What’s more, there will be demand for platforms that give custodians greater security while empowering end users to analyse their data.

 

Here are the top ten big data trends we are seeing in 2017:

 

1. Variety over volume and velocity

 

Variety is quickly becoming the single biggest driver of big-data investments. Analytics platforms will also be evaluated on their ability to provide direct connectivity to disparate sources.

 

2. The rejection of one-size-fits-all frameworks

 

Expect to see organisations pursuing use case-specific architecture design based on factors including user personas, questions, volumes, frequency of access, speed of data, and level of aggregation.

 

3. Faster, more approachable data

 

2017 has seen an increasing adoption of databases and technologies that enable faster queries. Business users want to use Hadoop data for faster, more repeatable KPI dashboards along with exploratory analysis.

 

4. The fall of Hadoop-specific tools

 

Previously, several technologies rose with the big-data wave to full the need for Hadoop-based analytics. But this year, platforms that are data- and source-agnostic will thrive instead.

 

5. The rise of machine learning

 

Thanks to big-compute-on-big-data capabilities, platforms featuring computation-intensive machine learning, AI, and graph algorithms are on the up in 2017.

 

6. Leveraging data lakes

 

Businesses are now demanding repeatable and agile use of the lake for quicker answers.
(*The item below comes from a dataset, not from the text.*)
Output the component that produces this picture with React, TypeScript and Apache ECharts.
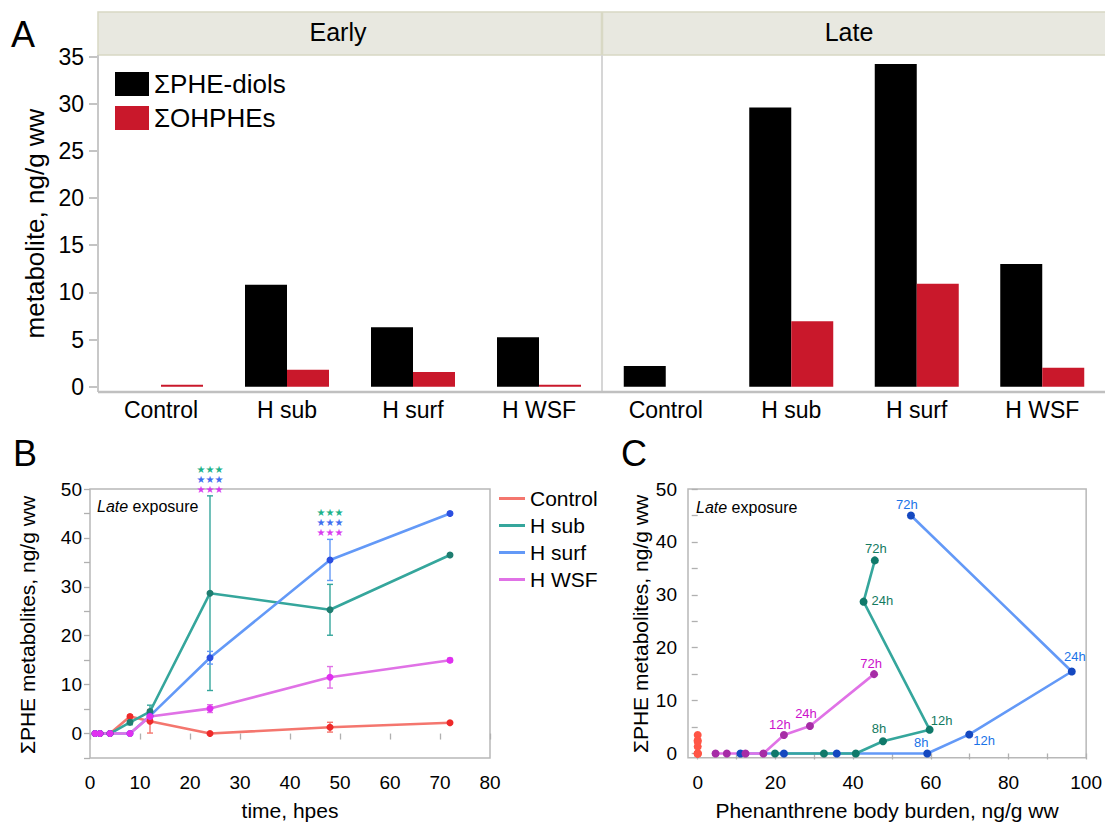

However, they will need to think carefully about business outcomes before investing in personnel, data, and infrastructure.

 

7. New self-service analytics opportunities

 

As a result of IoT connected devices, where accessing and understanding data on cloud services is often difficult, demand has grown for analytical tools that seamlessly connect to and combine a wide variety of sources.

 

8. Self-service data prep

 

Although making Hadoop data accessible to business users is a big challenge, self-service prep tools could be the answer. They allow Hadoop data to be prepped at the source and make data available as snapshots for faster, easier exploration.

 

9. Analysis-worthy data from metadata catalogs

 

To overcome the issue of sifting through too much unorganised information, metadata catalogs can help users discover and understand relevant data worth analysing using self-service tools.

 

10. Hadoop adds to enterprise standards

 

In 2017, we are seeing more investments in the security and governance components surrounding enterprise systems, where Hadoop is sure to play a key part.